Bowland cash withdrawal is a severe blow

7 September 2001

Bowland cash withdrawal is a severe blow

A DECISION by DEFRA to withdraw "hard cash" funding for the Bowland Initiative has been described as a severe blow for farmers in the Lancashire area.

John Welbank, who heads up a team leading the pilot scheme, says DEFRAs decision is a blow especially when foot-and-mouth had hit the heart of the region.

"We had a waiting list of 200 farmers needing our advice prior to the May outbreak of F&M here and that number has substantially increased since then.

"If ever we needed DEFRAs financial support its now," says Mr Welbank.

Around 130 Lancashire farmers have benefited from almost £900,000 worth of capital grants over the last two years through the regional project now being hailed as the most successful of its kind.

And equating that figure in terms of total investment – including farmers contributions – shows a cash injection of £3.5m into a vast range of north west farm and rural projects.

The Bowland Initiative, which has been paid for with Objective 5b funding, has been a runaway success. It promised to deliver immediate help to farmers and has remained true to that commitment.

The long list of capital grant schemes undertaken by the project include a new sheep milking enterprise (£38,000), several livestock housing applications (each receiving over £25,000), development of a yogurt plant (£28,000), conversion of a barn for "bunk" accommodation (£35,000) and expansion of an on-farm livery business (£4000).

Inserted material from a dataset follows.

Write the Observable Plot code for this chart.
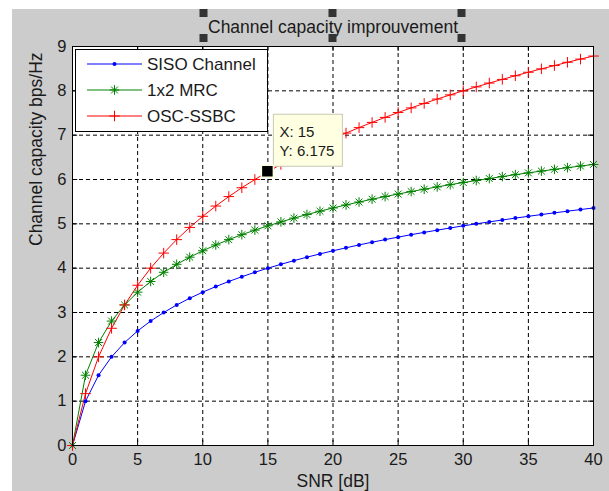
<!DOCTYPE html>
<html><head><meta charset="utf-8">
<script src="https://cdn.jsdelivr.net/npm/d3@7"></script>
<script src="https://cdn.jsdelivr.net/npm/@observablehq/plot@0.6"></script>
<style>
html,body{margin:0;padding:0;background:#fff;}
#wrap{position:absolute;left:12px;top:9px;width:597px;height:482px;background:#cccccc;overflow:visible}
#wrap svg{overflow:visible}
</style></head><body><div id="wrap"></div>
<script>
const snr = [0,1,2,3,4,5,6,7,8,9,10,11,12,13,14,15,16,17,18,19,20,21,22,23,24,25,26,27,28,29,30,31,32,33,34,35,36,37,38,39,40];
const sisoCapacity = [0,1.000,1.585,2.000,2.322,2.585,2.807,3.000,3.170,3.322,3.459,3.585,3.700,3.807,3.907,4.000,4.087,4.170,4.248,4.322,4.392,4.459,4.524,4.585,4.644,4.700,4.755,4.807,4.858,4.907,4.954,5.000,5.044,5.087,5.129,5.170,5.209,5.248,5.285,5.322,5.358];
const mrcCapacity = [0,1.585,2.322,2.807,3.170,3.459,3.700,3.907,4.087,4.248,4.392,4.524,4.644,4.755,4.858,4.954,5.044,5.129,5.209,5.285,5.358,5.426,5.492,5.555,5.615,5.672,5.728,5.781,5.833,5.883,5.931,5.977,6.022,6.066,6.109,6.150,6.190,6.229,6.267,6.304,6.340];
const oscCapacity = [0,1.170,2.000,2.644,3.170,3.615,4.000,4.340,4.644,4.919,5.170,5.401,5.615,5.814,6.000,6.175,6.340,6.496,6.644,6.785,6.919,7.047,7.170,7.288,7.401,7.510,7.615,7.716,7.814,7.909,8.000,8.089,8.175,8.258,8.340,8.419,8.496,8.570,8.644,8.716,8.785];
const seriesNames = ["SISO Channel", "1x2 MRC", "OSC-SSBC"];
const seriesColors = ["#0000ff", "#008000", "#ff0000"];
const xTicks = [0,5,10,15,20,25,30,35,40];
const yTicks = [0,1,2,3,4,5,6,7,8,9];
const titleText = "Channel capacity improuvement";
const xLabel = "SNR [dB]";
const yLabel = "Channel capacity bps/Hz";
const tipX = 15;
const tipY = 6.175;

const seriesValues = [sisoCapacity, mrcCapacity, oscCapacity];
const rows = [];
seriesNames.forEach((name, k) => snr.forEach((s, i) => rows.push({snr: s, cap: seriesValues[k][i], series: name})));
const bySeries = name => rows.filter(d => d.series === name);

const FONT = "'Liberation Sans', Arial, Helvetica, sans-serif";
const ink = "#1a1a1a";
const rStar = 3.2, rPlus = 3.5;

const chart = Plot.plot({
  width: 597, height: 482,
  marginLeft: 60, marginRight: 16, marginTop: 37, marginBottom: 46,
  style: {background: "transparent", fontFamily: FONT, fontSize: "16.5px", color: ink},
  x: {domain: [0, 40]},
  y: {domain: [0, 9]},
  color: {domain: seriesNames, range: seriesColors},
  marks: [
    Plot.frame({fill: "white", stroke: null}),
    Plot.gridX(xTicks, {stroke: "#000", strokeOpacity: 1, strokeDasharray: "4,3"}),
    Plot.gridY(yTicks, {stroke: "#000", strokeOpacity: 1, strokeDasharray: "4,3"}),
    Plot.ruleX(xTicks, {y1: 0, y2: 0.11, stroke: "#000"}),
    Plot.ruleX(xTicks, {y1: 9, y2: 8.89, stroke: "#000"}),
    Plot.ruleY(yTicks, {x1: 0, x2: 0.4, stroke: "#000"}),
    Plot.ruleY(yTicks, {x1: 40, x2: 39.6, stroke: "#000"}),
    Plot.line(rows, {x: "snr", y: "cap", z: "series", stroke: "series", strokeWidth: 1}),
    Plot.dot(bySeries(seriesNames[0]), {x: "snr", y: "cap", r: 2, fill: seriesColors[0], stroke: null}),
    Plot.dot(bySeries(seriesNames[1]), {x: "snr", y: "cap", r: rStar, symbol: "plus", stroke: seriesColors[1], strokeWidth: 1}),
    Plot.dot(bySeries(seriesNames[1]), {x: "snr", y: "cap", r: rStar, symbol: "times", stroke: seriesColors[1], strokeWidth: 1}),
    Plot.dot(bySeries(seriesNames[2]), {x: "snr", y: "cap", r: rPlus, symbol: "plus", stroke: seriesColors[2], strokeWidth: 1}),
    Plot.frame({stroke: "#000", strokeWidth: 1}),
    Plot.axisX({ticks: xTicks, tickSize: 0, tickPadding: 8, label: null, fill: ink}),
    Plot.axisY({ticks: yTicks, tickSize: 0, tickPadding: 6, label: null, fill: ink}),
    Plot.text([xLabel], {frameAnchor: "bottom", dy: 36, text: d => d, fontSize: 17.5, fill: ink, lineAnchor: "middle"}),
    Plot.text([yLabel], {frameAnchor: "left", dx: -36, text: d => d, rotate: -90, fontSize: 17.5, fill: ink, lineAnchor: "middle"}),
    Plot.text([titleText], {frameAnchor: "top", dy: -19, text: d => d, fontSize: 17.5, fill: ink, lineAnchor: "middle", className: "title-text"})
  ]
});

document.getElementById("wrap").appendChild(chart);

const svg = d3.select(chart);
const xs = chart.scale("x"), ys = chart.scale("y");
const fx0 = xs.apply(0), fy1 = ys.apply(9);
const fcx = (xs.apply(0) + xs.apply(40)) / 2;

// Title selection handles
const tnode = chart.querySelector(".title-text text");
const tw = tnode ? tnode.getComputedTextLength() : 250;
{
  const hx = [fcx - tw / 2 - 4, fcx, fcx + tw / 2 + 4];
  const hy = [4, 29];
  const hg = svg.append("g");
  hx.forEach(x => hy.forEach(y => hg.append("rect").attr("x", x - 4).attr("y", y - 4).attr("width", 8).attr("height", 8).attr("fill", "#333")));
}

// Legend
const lg = svg.append("g").attr("transform", `translate(${fx0 + 3},${fy1 + 3})`).attr("text-anchor", "start");
lg.append("rect").attr("x", 0.5).attr("y", 0.5).attr("width", 192).attr("height", 82).attr("fill", "white").attr("stroke", "#000");
seriesNames.forEach((name, i) => {
  const y = 15 + i * 26;
  const c = seriesColors[i];
  lg.append("line").attr("x1", 12).attr("x2", 67).attr("y1", y).attr("y2", y).attr("stroke", c);
  if (i === 0) lg.append("circle").attr("cx", 39.5).attr("cy", y).attr("r", 2).attr("fill", c);
  if (i === 1) {
    lg.append("path").attr("d", d3.symbol(d3.symbolPlus, Math.PI * rStar * rStar)()).attr("transform", `translate(39.5,${y})`).attr("fill", "none").attr("stroke", c);
    lg.append("path").attr("d", d3.symbol(d3.symbolTimes, Math.PI * rStar * rStar)()).attr("transform", `translate(39.5,${y})`).attr("fill", "none").attr("stroke", c);
  }
  if (i === 2) lg.append("path").attr("d", d3.symbol(d3.symbolPlus, Math.PI * rPlus * rPlus)()).attr("transform", `translate(39.5,${y})`).attr("fill", "none").attr("stroke", c);
  lg.append("text").attr("x", 72).attr("y", y).attr("dy", "0.36em").attr("font-size", 17).attr("fill", ink).attr("font-family", FONT).attr("text-anchor", "start").text(name);
});

// Data tip
const px = xs.apply(tipX), py = ys.apply(tipY);
const tg = svg.append("g").attr("text-anchor", "start");
tg.append("rect").attr("x", px + 6).attr("y", py - 57).attr("width", 69).attr("height", 52).attr("fill", "#ffffe1").attr("stroke", "#c8c8b4");
tg.append("text").attr("x", px + 12).attr("y", py - 40).attr("dy", "0.36em").attr("font-size", 15).attr("fill", ink).attr("font-family", FONT).attr("text-anchor", "start").text(`X: ${tipX}`);
tg.append("text").attr("x", px + 12).attr("y", py - 21).attr("dy", "0.36em").attr("font-size", 15).attr("fill", ink).attr("font-family", FONT).attr("text-anchor", "start").text(`Y: ${tipY}`);
tg.append("rect").attr("x", px - 6).attr("y", py - 6).attr("width", 12).attr("height", 12).attr("fill", "#000").attr("stroke", "#ffffe1").attr("stroke-width", 1.5);
</script></body></html>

In addition, the project has won funding to pay for 735 training days for farmers covering a wide range of new skills including home butchery, conservation and game management and even how to run a farm shop and holiday cottage business.

The scheme covers 82,000ha of Lancashire – from hill and upland farms in the north to the fertile lowlands of the Fylde and the Lune Valley.

"One of the aims of the project was to see if it was possible to integrate the delivery of grant aid to farm businesses across several independent agencies," says Mr Welbank.

"We aimed to look, in a holistic manner, at the business, the environment, the social and the training side of individual farms in one session. Its not possible to deliver a business package that will succeed without linking it into whats already happening on the farm or what is being proposed."

In the early days of the project it was clear that many farmers were nervous of a "bolt-on" environmental package that was a condition of being awarded a business grant.

"But we have proved that if the environmental packages are delivered correctly they are perceived by farmers as a source of positive cash flow," says Mr Welbank.

"We will not impose any environmental package on a farm that has a negative impact on cash flow."

The Bowland Initiative has become a master at "farmer hand-holding". It recognises that many farmers find the complexities of environmental grant applications off-putting – something that often creates apathy and a reluctance to become involved.

Those who apply for capital grant receive a detailed appraisal of their farm which includes an environmental stock-take.

"We sit down with the farmer and go through the range of environmental grants available.

"The aim is to come up with an environmental package that will fit in with the existing farming system, draw in positive cash flow through a grant scheme and link-in with the rest of the business plan," says Mr Welbank.

Lancashire County Council remains the projects main financial "partner" and has committed substantial funding to pay for running costs. Various district councils, English Nature, Countryside Agency, Environment Agency and the North West Development Agency are also providing financial input.

Mr Welbank does not believe there is a widespread feeling among farmers in the region to quit the industry.

"The livestock sector was under great strain before F&M and now that situation has been made more acute. But if farmers can, in some way, regenerate their businesses and still farm, I believe there is a definite willingness to carry on."

Semi-retirement packages have been popular. A compensation cheque to pay for a more environmentally-friendly way of farming is a "half-way house" thats appealing to many farmers.

These packages are being provided through the Countryside Stewardship Scheme and offer an annual income for specific types of environmental management.

"The payments for this type of scheme are likely to be conditional on lower stocking densities and reduced fertiliser use but will provide an annual payment over 10 years ranging from £40/ha to £160/ha.

"These schemes enable farmers to stay on the farm but to wind-down their business and receive income for environmental management."

Forestry planting is also becoming popular. The Woodland Grant Scheme, Better Land Supplement and Community Woodland Supplement can provide an "up-front" lump sum for initial planting. These projects then follow through with payments under the Farm Woodland Premium Scheme which can pay an annual sum of up to £240/ha for up to 15 years.

"There are so many incentives to suit specific requirements of diversification – and that includes semi-retirement. But you have to appraise the farm as a whole to achieve an overall picture of exactly where the income will come from under any proposed restructuring," says Mr Welbank.